With their great emphasis on the internal life and aesthetics, Sufis are often stereotyped as pacifists and non-combatants. While not initiators of conflict, they have led liberation movements against European colonial occupations in Africa and Asia since the 1500s; however, they never seek political office.

While Sufism has produced a number of manuals and guides for novices exploring this spiritual discipline, any experienced practitioner will insist that the best way to learn the inner aspects of Islam is at the hands of a genuine Sufi master. Students of Sufism are called muridun, meaning “aspirants.” Committed and would-be students alike are warned to avoid those who pretend to be Sufis.

Under the guidance of their teachers, muridun are given hands-on spiritual instruction by levels, graduating from one level or maqamat to the next, in order to attain a series of ahwal, or states-of-being.

Bona fide Sufis refer to their practice as mahabba, or love and refer to themselves collectively as muhibbun, those who are possessed by love. They quote the Prophet saying, “Man is in the company with [those] whom he loves” and that the truest love humanity can have is the love of the Almighty and all of divine creation.

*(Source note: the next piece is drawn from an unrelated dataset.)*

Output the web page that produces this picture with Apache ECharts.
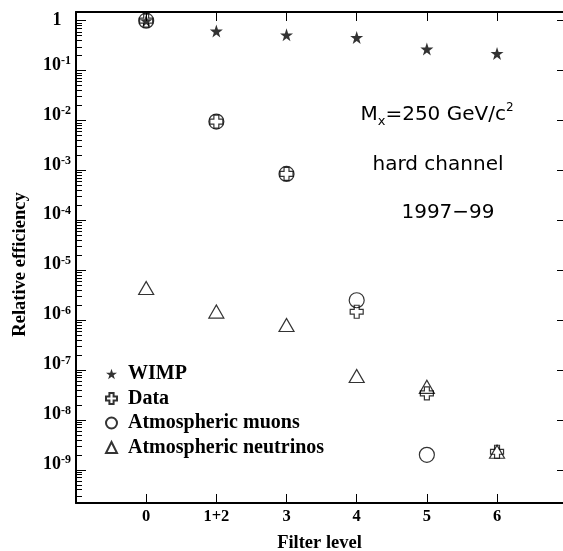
<!DOCTYPE html>
<html>
<head>
<meta charset="utf-8">
<title>Relative efficiency</title>
<script src="https://cdn.jsdelivr.net/npm/echarts@6.0.0/dist/echarts.min.js"></script>
<style>
  html, body { margin: 0; padding: 0; background: #fff; }
  #chart { width: 563px; height: 551px; }
</style>
</head>
<body>
<div id="chart"></div>
<script>
// values
var filterLevels = ['0', '1+2', '3', '4', '5', '6'];
var wimp = [1, 0.62, 0.52, 0.46, 0.27, 0.22];
var dataEvents = [1, 9.5e-3, 8.5e-4, 1.47e-6, 3.4e-8, 2.3e-9];
var atmMuons = [1, 9.5e-3, 8.5e-4, 2.5e-6, 2.0e-9, null];
var atmNeutrinos = [4.4e-6, 1.48e-6, 8.0e-7, 7.6e-8, 4.6e-8, 2.3e-9];
var decadeExponents = [0, -1, -2, -3, -4, -5, -6, -7, -8, -9];

var yMin = Math.pow(10, -9.665);
var yMax = Math.pow(10, 0.174);
var tickFactor = Math.pow(10, 9 / 49.9); // ~9px on the log axis

var decadeTicks = decadeExponents.map(function (e) { return Math.pow(10, e); });
var minorTicks = [];
for (var e = -10; e <= 0; e++) {
    for (var k = 2; k <= 9; k++) {
        var v = k * Math.pow(10, e);
        if (v > yMin && v < yMax) minorTicks.push(v);
    }
}

function points(arr) {
    var out = [];
    arr.forEach(function (v, i) { if (v != null) out.push([i, v]); });
    return out;
}

// x ticks on the bottom and top frame lines
var xTickLines = [];
filterLevels.forEach(function (lbl, i) {
    xTickLines.push([{ coord: [i, yMin] }, { coord: [i, yMin * tickFactor] }]);
    xTickLines.push([{ coord: [i, yMax] }, { coord: [i, yMax / tickFactor] }]);
});

var starPath = 'path://M50,0 L61.8,35.1 L98.1,35.1 L68.8,56.7 L79.4,90.9 L50,69.1 L20.6,90.9 L31.2,56.7 L1.9,35.1 L38.2,35.1 Z';
var crossPath = 'path://M31,0 L69,0 L69,31 L100,31 L100,69 L69,69 L69,100 L31,100 L31,69 L0,69 L0,31 L31,31 Z';

var serif = 'Liberation Serif';
var hollow = { color: 'rgba(0,0,0,0)', borderColor: '#000', borderWidth: 1.2 };

var chart = echarts.init(document.getElementById('chart'));

chart.setOption({
    animation: false,
    backgroundColor: '#fff',
    grid: { left: 76, right: 0, top: 12, bottom: 48, outerBoundsMode: 'none' },
    legend: {
        orient: 'vertical',
        left: 100,
        top: 359,
        itemWidth: 11,
        itemHeight: 11,
        itemGap: 4.5,
        textStyle: { fontFamily: serif, fontWeight: 'bold', fontSize: 20, color: '#000', lineHeight: 20, padding: [0, 0, 0, 6] },
        data: ['WIMP', 'Data', 'Atmospheric muons', 'Atmospheric neutrinos']
    },
    xAxis: [{
        type: 'value',
        min: -1,
        max: 5.94,
        interval: 1,
        name: 'Filter level',
        nameLocation: 'middle',
        nameGap: 31,
        nameTextStyle: { fontFamily: serif, fontWeight: 'bold', fontSize: 18.5, color: '#000' },
        axisLine: { onZero: false, lineStyle: { color: '#000', width: 2 } },
        axisTick: { show: true, inside: true, length: 9, lineStyle: { color: '#000', width: 1 } },
        axisLabel: {
            margin: 5,
            fontFamily: serif, fontWeight: 'bold', fontSize: 16.5, color: '#000',
            formatter: function (v) { return filterLevels[v] || ''; }
        },
        splitLine: { show: false }
    }, {
        type: 'value',
        position: 'top',
        min: -1,
        max: 5.94,
        interval: 1,
        axisLine: { onZero: false, lineStyle: { color: '#000', width: 2 } },
        axisTick: { show: true, inside: true, length: 9, lineStyle: { color: '#000', width: 1 } },
        axisLabel: { show: false },
        splitLine: { show: false }
    }],
    yAxis: [{
        type: 'log',
        min: yMin,
        max: yMax,
        name: 'Relative efficiency',
        nameLocation: 'middle',
        nameGap: 46,
        nameTextStyle: { fontFamily: serif, fontWeight: 'bold', fontSize: 18.5, color: '#000', padding: [0, 14, 0, 0] },
        axisLine: { onZero: false, lineStyle: { color: '#000', width: 2 } },
        axisTick: { inside: true, length: 10, lineStyle: { color: '#000', width: 1 }, customValues: decadeTicks },
        axisLabel: {
            customValues: decadeTicks,
            margin: 19,
            align: 'center',
            formatter: function (v) {
                var p = Math.round(Math.log10(v));
                if (p === 0) return '{b|1}';
                return '{b|10}{s|' + p + '}\n{g| }';
            },
            rich: {
                b: { fontFamily: serif, fontWeight: 'bold', fontSize: 18, color: '#000', lineHeight: 20 },
                s: { fontFamily: serif, fontWeight: 'bold', fontSize: 12, color: '#000', lineHeight: 12, verticalAlign: 'top' },
                g: { fontSize: 10, lineHeight: 11 }
            }
        },
        splitLine: { show: false }
    }, {
        type: 'log',
        position: 'right',
        min: yMin,
        max: yMax,
        axisLine: { show: false, onZero: false },
        axisTick: { inside: true, length: 6, lineStyle: { color: '#000', width: 1 }, customValues: decadeTicks },
        axisLabel: { show: false },
        splitLine: { show: false }
    }, {
        type: 'log',
        position: 'left',
        min: yMin,
        max: yMax,
        axisLine: { show: false, onZero: false },
        axisTick: { inside: true, length: 6, lineStyle: { color: '#000', width: 1 }, customValues: minorTicks },
        axisLabel: { show: false },
        splitLine: { show: false }
    }],
    series: [{
        name: 'Atmospheric neutrinos',
        type: 'scatter',
        symbol: 'triangle',
        symbolSize: [15, 13],
        itemStyle: hollow,
        data: points(atmNeutrinos)
    }, {
        name: 'Atmospheric muons',
        type: 'scatter',
        symbol: 'circle',
        symbolSize: 15,
        itemStyle: hollow,
        data: points(atmMuons)
    }, {
        name: 'Data',
        type: 'scatter',
        symbol: crossPath,
        symbolSize: 13,
        itemStyle: hollow,
        data: points(dataEvents)
    }, {
        name: 'WIMP',
        type: 'scatter',
        symbol: starPath,
        symbolSize: 13,
        itemStyle: { color: '#000', borderWidth: 0 },
        data: points(wimp),
        markLine: {
            silent: true,
            symbol: ['none', 'none'],
            label: { show: false },
            lineStyle: { color: '#000', width: 1, type: 'solid' },
            emphasis: { disabled: true },
            data: xTickLines
        }
    }],
    graphic: [{
        type: 'text', x: 437, y: 115,
        style: {
            text: '{m|M}{sub|x}{m|=250 GeV/c}{sup|2}',
            align: 'center', verticalAlign: 'middle',
            rich: {
                m: { fontFamily: 'DejaVu Sans', fontSize: 20, fill: '#000', lineHeight: 26 },
                sub: { fontFamily: 'DejaVu Sans', fontSize: 13, fill: '#000', lineHeight: 13, verticalAlign: 'bottom' },
                sup: { fontFamily: 'DejaVu Sans', fontSize: 12, fill: '#000', lineHeight: 18, verticalAlign: 'top' }
            }
        }
    }, {
        type: 'text', x: 438, y: 165,
        style: { text: 'hard channel', fontFamily: 'DejaVu Sans', fontSize: 20, fill: '#000', align: 'center', verticalAlign: 'middle' }
    }, {
        type: 'text', x: 448, y: 213,
        style: { text: '1997\u221299', fontFamily: 'DejaVu Sans', fontSize: 20, fill: '#000', align: 'center', verticalAlign: 'middle' }
    }]
});
</script>
</body>
</html>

Sufis justify group practices such as Zikr – in which the many names and attributes of God are honored through recitation – as ideal exercises for softening and opening the heart. The same holds true for Sama, listening and singing along to Islamic poetry about divine love. Sufis often incorporate quotations from the Qur’an in their recitations and emphasize the music and rhythms embedded in its verses.

Some of the greatest Sufi masters were women who counted male scholars among their disciples. One of these was Rabi’a al-‘Adawiyya (c. 720 – 801 CE); she was born in Basra and died in Jerusalem. Al-‘Adawiyya was widely known for her teachings emphasizing the centrality God’s love. This is an example of her poetic prayers:

O God! If I worship You for fear of Hell, burn me in Hell, and if I worship You in hope of Paradise, exclude me from Paradise. But if I worship You for Your own sake, bless me with Your everlasting Beauty.

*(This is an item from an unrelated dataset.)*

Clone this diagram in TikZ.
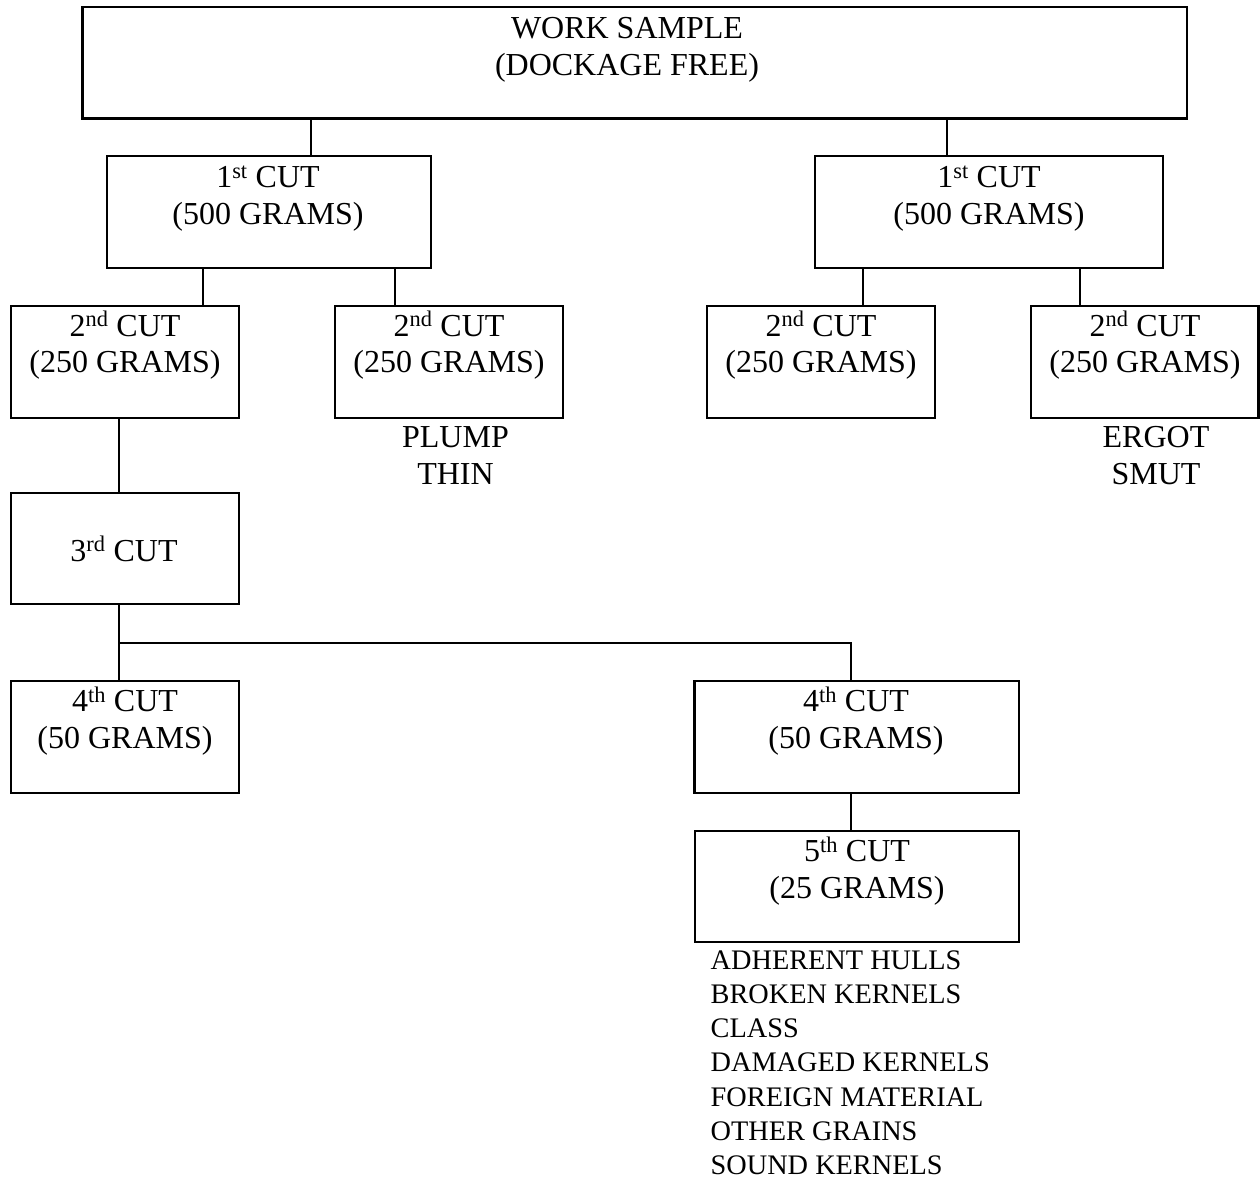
\documentclass[tikz,border=0pt]{standalone}
\usepackage{fontspec}
\setmainfont{Liberation Serif}
\begin{document}
\begin{tikzpicture}[x=1pt,y=-1pt,
  box/.style={draw, line width=2.2pt, inner sep=0pt, outer sep=0pt},
  txt/.style={inner sep=0pt, outer sep=0pt, align=center, anchor=base, font=\fontsize{32}{36.8}\selectfont},
  listtxt/.style={inner sep=0pt, outer sep=0pt, align=left, anchor=base west, font=\fontsize{28.3}{34.3}\selectfont},
  conn/.style={line width=2.2pt}]
\useasboundingbox (0,0) rectangle (1260,1178);
% boxes
\node[box, minimum width=1104.5pt, minimum height=111.8pt] (top) at (634.75,62.6) {};
\node[box, minimum width=324pt, minimum height=112pt] (c1l) at (269,212) {};
\node[box, minimum width=348.3pt, minimum height=112pt] (c1r) at (988.85,211.7) {};
\node[box, minimum width=228pt, minimum height=112pt] (c2a) at (125,361.7) {};
\node[box, minimum width=228.3pt, minimum height=112pt] (c2b) at (449.15,361.7) {};
\node[box, minimum width=228.6pt, minimum height=112pt] (c2c) at (821,361.7) {};
\node[box, minimum width=227.5pt, minimum height=112pt] (c2d) at (1144.75,361.7) {};
\node[box, minimum width=228pt, minimum height=111.3pt] (c3) at (125,548.35) {};
\node[box, minimum width=228pt, minimum height=111.7pt] (c4l) at (125,736.85) {};
\node[box, minimum width=324.5pt, minimum height=111.7pt] (c4r) at (856.75,736.85) {};
\node[box, minimum width=324.6pt, minimum height=110.7pt] (c5) at (857,886.35) {};
% texts (anchor base = baseline of the last line)
\node[txt] (ttop) at (627,75) {WORK SAMPLE\\(DOCKAGE FREE)};
\node[txt] (tc1l) at (268,224) {1\textsuperscript{st} CUT\\(500 GRAMS)};
\node[txt] (tc1r) at (989,224) {1\textsuperscript{st} CUT\\(500 GRAMS)};
\node[txt] (tc2a) at (125,372.8) {2\textsuperscript{nd} CUT\\(250 GRAMS)};
\node[txt] (tc2b) at (449,372.8) {2\textsuperscript{nd} CUT\\(250 GRAMS)};
\node[txt] (tc2c) at (821,372.8) {2\textsuperscript{nd} CUT\\(250 GRAMS)};
\node[txt] (tc2d) at (1145,372.8) {2\textsuperscript{nd} CUT\\(250 GRAMS)};
\node[txt] (tc3) at (124,561) {3\textsuperscript{rd} CUT};
\node[txt] (tc4l) at (125,748) {4\textsuperscript{th} CUT\\(50 GRAMS)};
\node[txt] (tc4r) at (856,748) {4\textsuperscript{th} CUT\\(50 GRAMS)};
\node[txt] (tc5) at (857,898.5) {5\textsuperscript{th} CUT\\(25 GRAMS)};
\node[txt] (plump) at (455.5,484.3) {PLUMP\\THIN};
\node[txt] (ergot) at (1156,484) {ERGOT\\SMUT};
\node[listtxt] (faults) at (710.7,1174.8) {ADHERENT HULLS\\BROKEN KERNELS\\CLASS\\DAMAGED KERNELS\\FOREIGN MATERIAL\\OTHER GRAINS\\SOUND KERNELS};
% connectors
\draw[conn] (311,0 |- top.south) -- (311,0 |- c1l.north);
\draw[conn] (946.7,0 |- top.south) -- (946.7,0 |- c1r.north);
\draw[conn] (203,0 |- c1l.south) -- (203,0 |- c2a.north);
\draw[conn] (395,0 |- c1l.south) -- (395,0 |- c2b.north);
\draw[conn] (863,0 |- c1r.south) -- (863,0 |- c2c.north);
\draw[conn] (1079.7,0 |- c1r.south) -- (1079.7,0 |- c2d.north);
\draw[conn] (119,0 |- c2a.south) -- (119,0 |- c3.north);
\coordinate (split) at (119,642.7);
\draw[conn] (119,0 |- c3.south) -- (119,0 |- c4l.north);
\draw[conn] (split) -| (851,0 |- c4r.north);
\draw[conn] (851,0 |- c4r.south) -- (851,0 |- c5.north);
\end{tikzpicture}
\end{document}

Imam Junayd (830-910 CE) from Baghdad, was another great early Sufi who was renowned for articulating the foundations of Sufism and spreading knowledge of its practices. His school of Sufism is called the Junaidia; unfortunately, very few of his writings have survived.

Although no school was established in his name, Ibn ‘Arabi (1165-1240 CE), wrote many volumes on the spiritual teachings of Islam. Much of his work does survive, not only in Arabic, but in English and other languages. His writings are more accessible to advanced graduate students of Islamic spirituality.

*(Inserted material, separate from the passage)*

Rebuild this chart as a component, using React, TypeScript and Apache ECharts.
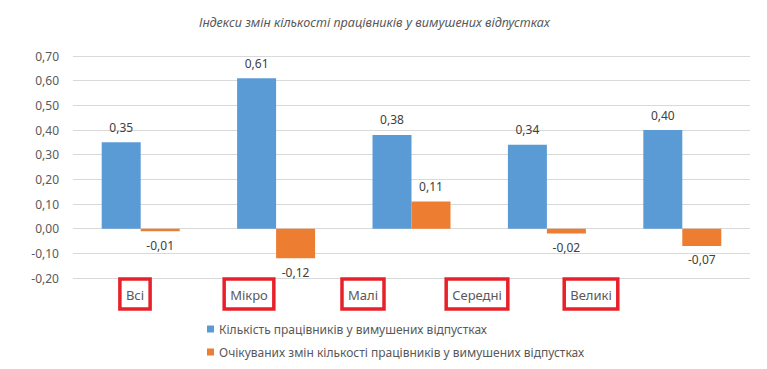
import React, { useEffect, useRef } from "react";
import * as echarts from "echarts";

const categories = ["Всі", "Мікро", "Малі", "Середні", "Великі"];
const seriesNames = [
  "Кількість працівників у вимушених відпустках",
  "Очікуваних змін кількості працівників у вимушених відпустках",
];
const workersValues = [0.35, 0.61, 0.38, 0.34, 0.4];
const expectedValues = [-0.01, -0.12, 0.11, -0.02, -0.07];
const title = "Індекси змін кількості працівників у вимушених відпустках";

const FONT = "Noto Sans";
const fmt = (v: number) => v.toFixed(2).replace(".", ",");

export default function App() {
  const ref = useRef<HTMLDivElement>(null);
  useEffect(() => {
    if (!ref.current) return;
    const chart = echarts.init(ref.current, null, { renderer: "svg" });
    chart.setOption({
      animation: false,
      backgroundColor: "#ffffff",
      title: {
        text: title,
        left: 194,
        top: 11,
        textStyle: {
          fontFamily: FONT,
          fontSize: 12.6,
          fontStyle: "italic",
          fontWeight: "normal",
          color: "#595959",
        },
      },
      legend: {
        orient: "vertical",
        left: 202,
        top: 318,
        itemWidth: 7,
        itemHeight: 7,
        itemGap: 11,
        icon: "rect",
        textStyle: { fontFamily: FONT, fontSize: 12, color: "#595959" },
        data: seriesNames,
      },
      grid: [
        { left: 73, right: 17, top: 56, bottom: 91 },
        { left: 78, right: 119, top: 56, bottom: 91 },
      ],
      xAxis: [
        {
          type: "category",
          data: categories,
          gridIndex: 0,
          axisLine: { show: false },
          axisTick: { show: false },
          axisLabel: { show: false },
        },
        {
          type: "category",
          data: categories,
          gridIndex: 1,
          axisLine: { show: false },
          axisTick: { show: false },
          axisLabel: {
            margin: 1,
            fontFamily: FONT,
            fontSize: 13,
            color: "#595959",
            borderColor: "#e8202a",
            borderWidth: 3.5,
            padding: [9, 6, 8, 6],
          },
        },
      ],
      yAxis: [
        {
          type: "value",
          gridIndex: 0,
          min: -0.2,
          max: 0.7,
          interval: 0.1,
          axisLine: { show: false },
          axisTick: { show: false },
          splitLine: { lineStyle: { color: "#d9d9d9", width: 1 } },
          axisLabel: {
            fontFamily: FONT,
            fontSize: 12,
            color: "#595959",
            margin: 14,
            formatter: (v: number) => fmt(v),
          },
        },
        {
          type: "value",
          gridIndex: 1,
          min: -0.2,
          max: 0.7,
          show: false,
        },
      ],
      series: [
        {
          name: seriesNames[0],
          type: "bar",
          data: workersValues,
          barWidth: "28.8%",
          barGap: "0%",
          itemStyle: { color: "#5b9bd5" },
          label: {
            show: true,
            position: "top",
            distance: 9,
            fontFamily: FONT,
            fontSize: 12,
            color: "#404040",
            formatter: (p: any) => fmt(p.value),
          },
        },
        {
          name: seriesNames[1],
          type: "bar",
          data: expectedValues.map((v) => ({
            value: v,
            label: v < 0 ? { position: "bottom", distance: 8 } : undefined,
          })),
          barWidth: "28.8%",
          barGap: "0%",
          itemStyle: { color: "#ed7d31" },
          label: {
            show: true,
            position: "top",
            distance: 9,
            fontFamily: FONT,
            fontSize: 12,
            color: "#404040",
            formatter: (p: any) => fmt(p.value),
          },
        },
      ],
    });
    return () => chart.dispose();
  }, []);
  return <div ref={ref} style={{ width: 767, height: 369, margin: -8 }} />;
}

Thomas Merton (1915 - 1968), an American Trappist monk, wrote more than 70 books on spirituality, social justice, war, and peace. Speaking to a group of Catholic Sisters in Alaska just two-and-a-half months before his death, he said:

“Sufism looks at man as a heart and a spirit and a secret ... This is a very important concept in the contemplative life, both in Sufism and in Christian tradition: To develop a heart that knows God, not just a heart that loves God, but a heart that knows God.”

(From Merton and Sufism, The Untold Story, edited by Rob Baker and Gray Henry; Foss Vitae 1999.)

In Sufi Essays, Prof Dr. Seyyed Hossein Nasar (b.1933) discusses his own research in Sufi doctrine, history and teachings as they relate to current issues, such as ecology. Nasar is Professor of Islamic Studies at George Washington University and the author of more than 50 books, as well as over 500 research papers and articles.

René Guenon (1886-1951) was a French philosopher who studied mathematics and religion at the University of Paris and converted to Islam in 1912 while still in his twenties. He visited Egypt in 1930, intending to remain for three months. He ended up staying for the rest of his life and even became an Egyptian national shortly before his death.

Writing exclusively in French, he authored some of the most inspiring books on religious spirituality within Christianity, Islam, Hinduism and Taoism, and on the urgent need for this practice in the modern world.

Among his best-known titles are: The Symbolism of the Cross, Lord of the World, Man and His Becoming According to Vedanta, East and West, and The Crisis of the Modern World.